Несомненно, однако, что в мире Ильфа и Петрова старые и новые стереотипы сосуществуют на качественно разных началах. Если дореволюционные формулы, как правило, фигурируют в виде безвредных и издевательски попираемых окаменелостей, то советские, напротив, предстают как агрессивные, живущие интенсивной паразитической жизнью, бесцеремонно присасывающиеся к живым тканям культуры и языка, тупо берущиеся за переработку даже самых неподатливых материалов (как Робинзон и ученая собака в известных ильфопетровских фельетонах, переполняющий романы мир мифов и легенд, старухи в богадельне, природа, имена собственные и т. д.). Ради точности следует заметить, что не все штампы, захлестывающие речь 20-х гг., непосредственно связаны с идеологией. Тогдашний суконный язык имел более прочную базу в культуре (или, скорее, контркультуре) эпохи. В его выработке сыграла свою роль не только экспансия тоталитарного мышления как такового, но и «плебеизация» всех сторон жизни, установление некоего опресненного демократического стандарта в области одежды, обычаев, эстетических вкусов, развлечений и т. п. Упрощался, среди прочего, и язык, превращаясь из высокоразвитого элитарного средства выражения в несложный в обращении, «доступный бедным» рабочий инструмент, в своей выразительности не поднимающийся выше расхожих клише, стертых метафор и цитат, — тот жаргон, о котором Юрий Живаго скажет: «„Юпитер», „не поддаваться панике», „кто сказал а, должен сказать бе“, „Мор сделал свое дело, Мор может уйти» — все эти пошлости, все эти выражения не для меня» [XI. 5]. В выработке этого стиля не последнюю роль сыграл язык вождя революции, в совершенстве владевшего хлесткой, но выхолощенной образностью штампов и пригодных на все случаи жизни «крылатых слов»: «три кита», «фиговый листок», «гвоздь вопроса», «поднести на тарелочке», «сидеть между двух стульев», «паки и паки», «связать по рукам и ногам» и т. д.[10]. Ленинский стиль повлиял на речь других большевистских ораторов, а от них, как зорко заметил А. М. Селищев, перешел в средства информации и в повседневную речь[11].

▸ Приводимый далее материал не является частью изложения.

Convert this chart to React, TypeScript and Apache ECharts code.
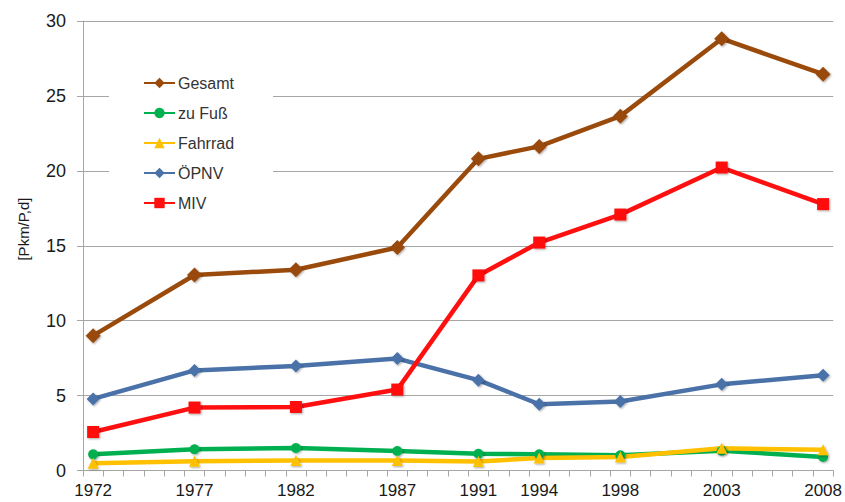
import React, { useEffect, useRef } from "react";
import * as echarts from "echarts";

const years = [1972, 1977, 1982, 1987, 1991, 1994, 1998, 2003, 2008];
const gesamt = [9.0, 13.05, 13.4, 14.88, 20.8, 21.63, 23.65, 28.82, 26.45];
const zuFuss = [1.08, 1.42, 1.5, 1.3, 1.12, 1.08, 1.02, 1.32, 0.9];
const fahrrad = [0.48, 0.62, 0.66, 0.66, 0.6, 0.84, 0.9, 1.48, 1.38];
const oepnv = [4.78, 6.68, 6.98, 7.47, 6.03, 4.42, 4.6, 5.75, 6.35];
const miv = [2.57, 4.2, 4.24, 5.4, 13.02, 15.21, 17.08, 20.22, 17.78];
const yTicks = [0, 5, 10, 15, 20, 25, 30];

const FONT = "'Liberation Sans', Arial, sans-serif";

export default function App() {
  const ref = useRef<HTMLDivElement>(null);
  useEffect(() => {
    if (!ref.current) return;
    const chart = echarts.init(ref.current, null, { renderer: "svg" });
    const yearBounds: number[] = [];
    for (let y = years[0] - 0.5; y <= years[years.length - 1] + 0.5; y += 1) yearBounds.push(y);
    const mk = (arr: number[]) => years.map((y, i) => [y, arr[i]]);
    const shadow = {
      shadowColor: "rgba(0,0,0,0.35)",
      shadowBlur: 2,
      shadowOffsetX: 1,
      shadowOffsetY: 1,
    };
    const series = [
      { name: "Gesamt", data: gesamt, color: "#9A4A0B", symbol: "diamond", size: 15 },
      { name: "zu Fuß", data: zuFuss, color: "#00B050", symbol: "circle", size: 10 },
      { name: "Fahrrad", data: fahrrad, color: "#FFC000", symbol: "triangle", size: 11 },
      { name: "ÖPNV", data: oepnv, color: "#4A72A8", symbol: "diamond", size: 13 },
      { name: "MIV", data: miv, color: "#FF1010", symbol: "rect", size: 12 },
    ].map((s) => ({
      type: "line",
      name: s.name,
      data: mk(s.data),
      symbol: s.symbol,
      symbolSize: s.size,
      showSymbol: true,
      lineStyle: { color: s.color, width: 4.5 },
      itemStyle: { color: s.color, ...shadow },
      color: s.color,
      clip: false,
    }));
    chart.setOption({
      animation: false,
      backgroundColor: "#fff",
      textStyle: { fontFamily: FONT },
      grid: { left: 83, right: 9, top: 21, bottom: 31.5, containLabel: false },
      legend: {
        orient: "vertical",
        left: 109,
        top: 60,
        padding: [15, 39, 22, 34],
        backgroundColor: "#fff",
        itemWidth: 31,
        itemHeight: 13,
        itemGap: 14,
        textStyle: { fontFamily: FONT, fontSize: 16, color: "#333", lineHeight: 16, padding: [0, 0, 0, -2] },
        data: series.map((s) => s.name),
      },
      xAxis: {
        type: "value",
        min: years[0] - 0.5,
        max: years[years.length - 1] + 0.5,
        axisLine: { show: true, lineStyle: { color: "#A6A6A6", width: 1 } },
        axisTick: {
          show: true,
          length: 6,
          customValues: yearBounds,
          lineStyle: { color: "#A6A6A6" },
        },
        axisLabel: {
          customValues: years,
          fontSize: 17,
          color: "#1a1a1a",
          fontFamily: FONT,
          margin: 11,
          formatter: (v: number) => String(Math.round(v)),
        },
        splitLine: { show: false },
      },
      yAxis: {
        type: "value",
        min: yTicks[0],
        max: yTicks[yTicks.length - 1],
        interval: 5,
        axisLine: { show: true, lineStyle: { color: "#A6A6A6", width: 1 } },
        axisTick: { show: true, length: 6, lineStyle: { color: "#A6A6A6" } },
        axisLabel: { fontSize: 18, color: "#1a1a1a", fontFamily: FONT, margin: 17 },
        splitLine: { show: true, lineStyle: { color: "#A6A6A6", width: 1 } },
      },
      graphic: [
        {
          type: "text",
          x: 23,
          y: 229,
          rotation: Math.PI / 2,
          style: {
            text: "[Pkm/P,d]",
            fontSize: 15,
            fontFamily: FONT,
            fill: "#1a1a1a",
            textAlign: "center",
            textVerticalAlign: "middle",
          },
        },
      ],
      series,
    });
    return () => chart.dispose();
  }, []);
  return <div ref={ref} style={{ width: 845, height: 502, position: "absolute", left: 0, top: 0 }} />;
}
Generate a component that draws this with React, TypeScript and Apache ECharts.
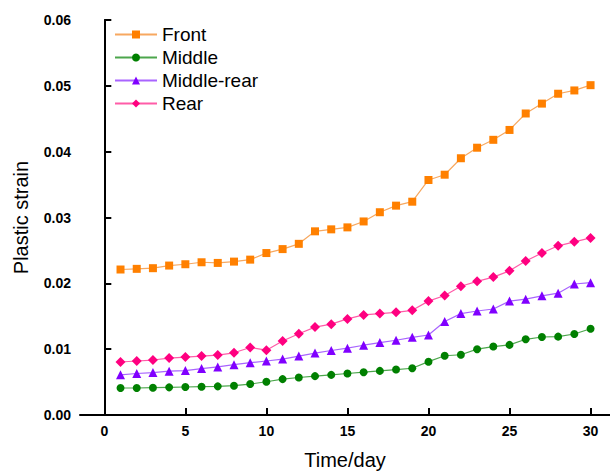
import React, { useEffect, useRef } from "react";
import * as echarts from "echarts";

const days = Array.from({ length: 30 }, (_, i) => i + 1);
const front = [22.1, 22.2, 22.3, 22.7, 22.9, 23.2, 23.1, 23.3, 23.6, 24.6, 25.2, 26.0, 27.9, 28.2, 28.5, 29.4, 30.8, 31.8, 32.4, 35.7, 36.5, 39.0, 40.6, 41.8, 43.3, 45.8, 47.3, 48.8, 49.3, 50.1];
const middle = [4.1, 4.1, 4.15, 4.2, 4.25, 4.3, 4.35, 4.45, 4.7, 5.05, 5.45, 5.7, 5.9, 6.1, 6.3, 6.5, 6.7, 6.9, 7.1, 8.1, 9.0, 9.15, 10.0, 10.4, 10.65, 11.5, 11.85, 11.9, 12.3, 13.1];
const middleRear = [6.1, 6.3, 6.45, 6.65, 6.75, 7.05, 7.3, 7.65, 7.95, 8.2, 8.5, 8.95, 9.4, 9.8, 10.15, 10.6, 11.0, 11.35, 11.8, 12.15, 14.2, 15.4, 15.8, 16.1, 17.3, 17.6, 18.1, 18.5, 19.9, 20.1];
const rear = [8.05, 8.2, 8.35, 8.65, 8.8, 8.95, 9.1, 9.45, 10.25, 9.85, 11.25, 12.35, 13.35, 13.8, 14.6, 15.2, 15.4, 15.6, 15.9, 17.3, 18.15, 19.55, 20.3, 20.95, 21.9, 23.4, 24.6, 25.7, 26.3, 26.9];
const xTicks = [0, 5, 10, 15, 20, 25, 30];
const seriesNames = ["Front", "Middle", "Middle-rear", "Rear"];

const FONT = "'Liberation Sans', Arial, sans-serif";

export default function App() {
  const ref = useRef<HTMLDivElement>(null);
  useEffect(() => {
    if (!ref.current) return;
    document.body.style.margin = "0";
    const chart = echarts.init(ref.current, null, { renderer: "svg" });
    const toPts = (arr: number[]) => arr.map((v, i) => [days[i], v / 1000]);
    const mk = (name: string, data: number[], color: string, lineColor: string, symbol: string, size: number) => ({
      name,
      type: "line",
      data: toPts(data),
      symbol,
      symbolSize: size,
      showSymbol: true,
      itemStyle: { color, opacity: 1 },
      lineStyle: { color: lineColor, width: 1.2 },
      emphasis: { disabled: true },
    });
    chart.setOption({
      animation: false,
      backgroundColor: "#ffffff",
      grid: { left: 80, right: 0, top: 20, bottom: 57 },
      legend: {
        orient: "vertical",
        left: 114,
        top: 25,
        padding: 0,
        itemWidth: 42,
        itemHeight: 10,
        itemGap: 4,
        textStyle: { fontFamily: FONT, fontSize: 19, color: "#000" },
        data: seriesNames,
      },
      xAxis: {
        type: "value",
        min: -1.5,
        max: 31.2,
        name: "Time/day",
        nameLocation: "middle",
        nameGap: 35,
        nameTextStyle: { fontFamily: FONT, fontSize: 20, color: "#000" },
        axisLine: { show: true, lineStyle: { color: "#000", width: 2 } },
        axisTick: { show: true, inside: true, length: 7, lineStyle: { color: "#000", width: 2 }, customValues: xTicks },
        axisLabel: { customValues: xTicks, fontFamily: FONT, fontSize: 14, fontWeight: "bold", color: "#000", margin: 9 },
        splitLine: { show: false },
      },
      yAxis: {
        type: "value",
        min: 0,
        max: 0.06,
        interval: 0.01,
        name: "Plastic strain",
        nameLocation: "middle",
        nameGap: 49,
        nameTextStyle: { fontFamily: FONT, fontSize: 20, color: "#000" },
        axisLine: { show: true, lineStyle: { color: "#000", width: 2 } },
        axisTick: { show: true, inside: true, length: 7, lineStyle: { color: "#000", width: 2 } },
        axisLabel: {
          fontFamily: FONT,
          fontSize: 14,
          fontWeight: "bold",
          color: "#000",
          margin: 9,
          formatter: (v: number) => v.toFixed(2),
        },
        splitLine: { show: false },
      },
      series: [
        mk("Front", front, "#FF8000", "#F7A860", "rect", 8),
        mk("Middle", middle, "#008000", "#4CA64C", "circle", 8),
        mk("Middle-rear", middleRear, "#8000FF", "#A964FF", "triangle", 9),
        mk("Rear", rear, "#FF0080", "#FF5CA8", "diamond", 10),
      ],
    });
    return () => chart.dispose();
  }, []);
  return <div ref={ref} style={{ position: "fixed", left: 0, top: 0, width: 610, height: 475 }} />;
}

Этот напористый плебейский язык 20-х гг. и основанный на нем журнализм не могли не отразиться и на стилистической ткани романов Ильфа и Петрова, где они весьма заметно присутствуют и становятся объектом игры наряду с другими речевыми пластами. Ни для кого не секрет, например, обилие в тексте ДС/ЗТ заведомо известных и расхожих цитат («памятник нерукотворный», «взыскательный художник», «средь шумного бала», «я пришел к тебе с приветом», «а поворотись-ка, сынку» и т. п., включая и «мавра, который может уйти», см.